The Raven’s has several desirable features. It is completely nonverbal. Even the directions can be given in pantomime if necessary. Hence, it is attractive for use with culturally different, linguistically diverse, and physically challenged individuals (except the seeing impaired). It is multiple-choice and therefore easy to score. Its administration does not require special training. It can be used with individuals or groups. It is reasonably brief.
Why has the Raven’s not experienced wider use in practical settings? The answer, probably, lies in its rather confusing, uncoordinated hodge-podge of materials. There are three levels, each with distinct titles. There are at least five separately published manuals, with assorted supplements besides. There are a host of different norm groups. Much more crucial in conflicting evidence regarding the trait or traits measured by the test(s). The Raven’s manual emphasizes measurements of the “education of relations” in Spearman’s “g” (Raven, Court, & Raven, 1993). Several reviewers (e.g., Llabre, 1984, Vernon, 1984) agree. On the other hand, some authors (e.g. Esquivel, 1984; Gregory, 2011) note that factor-analytic studies identify several different traits, even within a single level. We can surmise some of these different traits from the simulations given in Figure 9.9 above. The first item seems to rely primarily on perception. The third item calls for analogical reasoning. Shot through all of the findings is a kind of figural/spatial ability. Finally, the Raven’s manuals make continual reference to companion tests of vocabulary. However, within the Raven’s complex, the two types of tests are not well coordinated. Nevertheless, the Raven’s in its various incarnations, is a widely cited instrument in psychological testing.

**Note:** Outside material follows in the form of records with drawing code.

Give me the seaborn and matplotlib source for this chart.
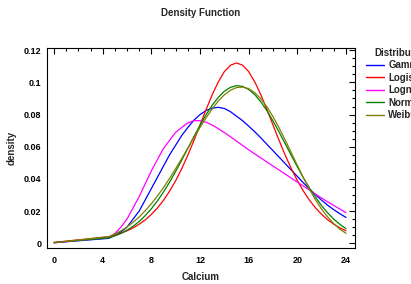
import pandas as pd
import matplotlib
matplotlib.use('Agg')
import matplotlib.pyplot as plt
from matplotlib.ticker import MultipleLocator
import seaborn as sns

# values
calcium = [0, 4.5, 5, 5.5, 6, 6.5, 7, 7.5, 8, 8.5, 9, 9.5, 10, 10.5, 11, 11.5, 12, 12.5,
           13, 13.5, 14, 14.5, 15, 15.5, 16, 16.5, 17, 17.5, 18, 18.5, 19, 19.5, 20, 20.5,
           21, 21.5, 22, 22.5, 23, 23.5, 24]
gamma = [0.0003, 0.003, 0.005, 0.007, 0.010, 0.015, 0.020, 0.027, 0.034, 0.041, 0.048, 0.055,
         0.061, 0.067, 0.072, 0.0765, 0.080, 0.0825, 0.084, 0.0845, 0.0838, 0.0818, 0.079,
         0.0762, 0.0728, 0.0693, 0.0655, 0.0615, 0.0575, 0.0535, 0.0495, 0.0455, 0.0415,
         0.0375, 0.0337, 0.0301, 0.0267, 0.0236, 0.0208, 0.0183, 0.016]
logistic = [0.0005, 0.0040, 0.0050, 0.0062, 0.0077, 0.0095, 0.0118, 0.0145, 0.0179, 0.0219,
            0.0267, 0.0324, 0.0389, 0.0464, 0.0548, 0.0639, 0.0735, 0.0831, 0.0923, 0.1003,
            0.1067, 0.1107, 0.1121, 0.1107, 0.1067, 0.1003, 0.0923, 0.0831, 0.0735, 0.0639,
            0.0548, 0.0464, 0.0389, 0.0324, 0.0267, 0.0219, 0.0179, 0.0145, 0.0118, 0.0095, 0.0077]
lognormal = [0.0002, 0.0035, 0.006, 0.010, 0.015, 0.022, 0.029, 0.037, 0.045, 0.052, 0.059,
             0.064, 0.069, 0.072, 0.0748, 0.0762, 0.0762, 0.0752, 0.0735, 0.0712, 0.0688,
             0.0662, 0.0635, 0.0608, 0.0581, 0.0555, 0.053, 0.0505, 0.048, 0.0455, 0.043,
             0.0405, 0.038, 0.0355, 0.033, 0.0305, 0.028, 0.0257, 0.0234, 0.0212, 0.019]
normal = [0.0004, 0.0033, 0.0045, 0.0061, 0.0081, 0.0105, 0.0135, 0.0172, 0.0214, 0.0263,
          0.0319, 0.0380, 0.0447, 0.0517, 0.0590, 0.0663, 0.0733, 0.0799, 0.0858, 0.0907,
          0.0945, 0.0969, 0.0980, 0.0975, 0.0956, 0.0924, 0.0879, 0.0824, 0.0760, 0.0691,
          0.0619, 0.0546, 0.0475, 0.0406, 0.0343, 0.0285, 0.0233, 0.0188, 0.0149, 0.0117, 0.0090]
weibull = [0.0003, 0.0041, 0.0057, 0.0077, 0.0101, 0.0130, 0.0163, 0.0202, 0.0245, 0.0294,
           0.0346, 0.0404, 0.0464, 0.0527, 0.0592, 0.0657, 0.0720, 0.0780, 0.0835, 0.0884,
           0.0923, 0.0951, 0.0968, 0.0971, 0.0961, 0.0936, 0.0898, 0.0848, 0.0787, 0.0717,
           0.0642, 0.0563, 0.0484, 0.0407, 0.0335, 0.0269, 0.0211, 0.0162, 0.0121, 0.0087, 0.0061]

names = ['Gamma', 'Logistic', 'Lognormal', 'Normal', 'Weibull']
colors = ['#0000ff', '#ff0000', '#ff00ff', '#008000', '#808000']

rows = []
for name, vals in zip(names, [gamma, logistic, lognormal, normal, weibull]):
    for x, y in zip(calcium, vals):
        rows.append({'Calcium': x, 'density': y, 'Distribution': name})
df = pd.DataFrame(rows)

sns.set_style('white')
plt.rcParams['font.family'] = ['Liberation Sans Narrow', 'Liberation Sans', 'DejaVu Sans']
plt.rcParams['font.weight'] = 'bold'

fig = plt.figure(figsize=(4.11, 2.84), dpi=100)
ax = fig.add_axes([47/411, 1-248/284, 308/411, 200/284])

sns.lineplot(data=df, x='Calcium', y='density', hue='Distribution', hue_order=names,
             palette=colors, linewidth=0.9, ax=ax, legend=False)

ax.set_xlim(-0.58, 24.74)
ax.set_ylim(-0.0030, 0.1214)
ax.xaxis.set_major_locator(MultipleLocator(4))
ax.xaxis.set_minor_locator(MultipleLocator(1))
ax.yaxis.set_minor_locator(MultipleLocator(0.005))
ax.set_yticks([0, 0.02, 0.04, 0.06, 0.08, 0.1, 0.12])
ax.set_yticklabels(['0', '0.02', '0.04', '0.06', '0.08', '0.1', '0.12'])
ax.tick_params(which='both', direction='in', top=True, right=True, width=0.8,
               labelsize=6.5, colors='black')
ax.tick_params(which='major', length=4, pad=4)
ax.tick_params(axis='x', which='major', pad=5.5)
ax.tick_params(which='minor', length=2)
for s in ax.spines.values():
    s.set_visible(True)
    s.set_color('black')
    s.set_linewidth(0.8)

ax.set_title('Density Function', fontsize=7, fontweight='bold', pad=23)
ax.set_xlabel('Calcium', fontsize=7, fontweight='bold', labelpad=5)
ax.set_ylabel('density', fontsize=7, fontweight='bold', labelpad=5)

handles = [plt.Line2D([], [], color=c, linewidth=1.0) for c in colors]
leg = ax.legend(handles, names, title='Distribution', loc='upper left',
                bbox_to_anchor=(366/411, 1-48/284), bbox_transform=fig.transFigure,
                frameon=False, fontsize=7, title_fontsize=7, handlelength=1.8,
                handletextpad=0.5, labelspacing=0.25, borderpad=0, borderaxespad=0,
                alignment='center')
leg.get_title().set_fontweight('bold')

fig.savefig('out.png', dpi=100)
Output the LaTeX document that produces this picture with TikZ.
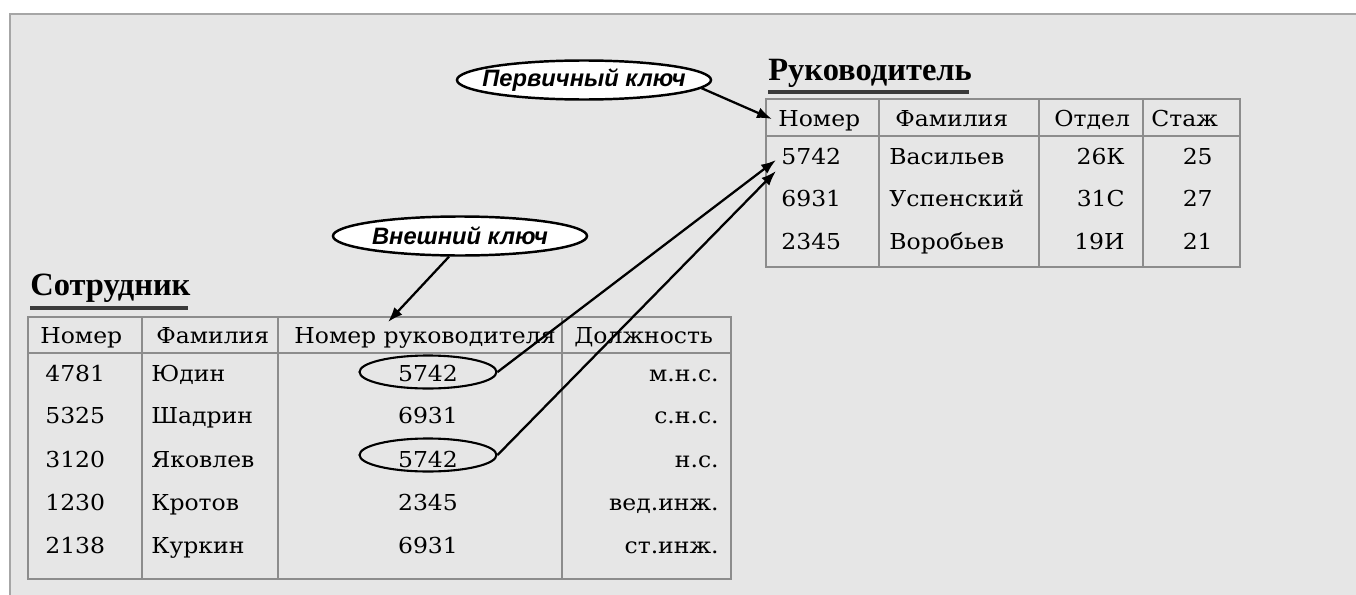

Other Culture-Fair Tests and Some Conclusions
The Raven’s is by no means the only attempt to provide a culture-test. There are numerous other examples. Earlier, the description of theories of intelligence we mentioned Cattell’s 1940 article announcing a culture-fair test. The test consisted mostly of matrix-type items. Cattell eventually elaborated in the test into the regularly published Culture Fair Intelligence Test (CFIT). Early work with these matrix-type items served as part of the foundation for Cattell’s distinction between fluid and crystallized intelligence. The CFIT was supposed to tap the fluid dimensions, while more verbally oriented tests tapped the crystallized dimension. Many other authors have constructed tests using matrix-type items, figural relationships, geometric designs, and other nonverbal stimuli. Figure 9.10 shows examples of such items. The hope nearly always is that the test will be culturally fair.
We should note that the elementary cognitive tasks (ECTs) used in information processing models of intelligence (see pp. 264-266) have been proposed as culture-fair (even culture-free) measures of intelligence. It is an intriguing notion. However, application of the ECTs has been largely confined to laboratory usage. Furthermore, they have a long way to go to prove their worth as measures of intelligence.
The following three conclusions emerge from a review of the work on culture-fair tests. First, the tests tend to be measures of figural and spatial reasoning ability. This may be of some use, especially when there is no reasonable prospect of using a more conventional measure of mental ability. However, these tests are obviously not measuring the same abilities as the benchmark tests of general intellectual functioning, tests in the tradition of the Wechsler and Otis tests. We must be wary of claims by test authors and publishers about “a nonverbal, culture-fair tests of intelligence” on two counts. First, the “intelligence” referenced in the statement is of a very narrow variety. If the statement implies that this nonverbal test can serve as a substitute for, say, a WISC, then the statement is misleading. Second, we can determine by simple inspection that a test is largely nonverbal. We cannot determine by inspection that the test is culture-fair. To determine that a test is culture-fair requires research showing that the test functions equivalently in a variety of cultures.
Second, when used to predict success in such areas as school or jobs, tests that are primarily measures of figural and spatial reasoning are clearly inferior to verbally oriented tests. Furthermore, the figural/spatial tests add little, if any, predictive power to simple verbal tests for these predictive purposes. (There are some very limited exceptions to this generalization, for example, predicting success in architecture.) The reason for the superiority of verbal measures is probably quite simple. Most academic activities and jobs have more verbal demands than figural spatial demands.
Third, the hope that culture-fair tests would eliminate differences in average scores between minority groups and minority group examinees or between culturally different groups has not been fulfilled. Some research shows that these differences are reduced somewhat on nonverbal tests, in comparison with more conventional, verbally loaded tests. Other research shows that the group differences are approximately the same on the verbally loaded and the nonverbal tests. This search for the golden fleece will have to continue.
Intelligence Tests for Micro-Cultures
At the other extreme from attempts to build culture-fair tests are intelligence tests based on a highly specific subculture, what we might call a micro-culture. Not infrequently, one hears about such an “intelligence” test. For example, such a test could be developed for sailing terminology (port, track, starboard, coming about, etc.); baseball (bunt, Texas leaguer, sacrifice fly, etc.); or a city’s subway system (the MTA, the D train, etc.). These tests are often put forward to discredit conventional mental ability tests such as the WAIS or SAT. Some wag will note that a person with a WAIS IQ of 150 (who lives in Chicago) failed the NYC subway test. The implication is that the WAIS IQ is unimportant. The public media are fond of touting such reports. The implication is transparent nonsense. We know a great deal about the generalizability of the WAIS IQ. We must ask the same questions about the subway test as about the WAIS. To what other behavior does subway test performance generalize? What does it correlate with? What are the norms for the test? Is the score reliable? Ordinarily, no such information is available for these micro-culture tests.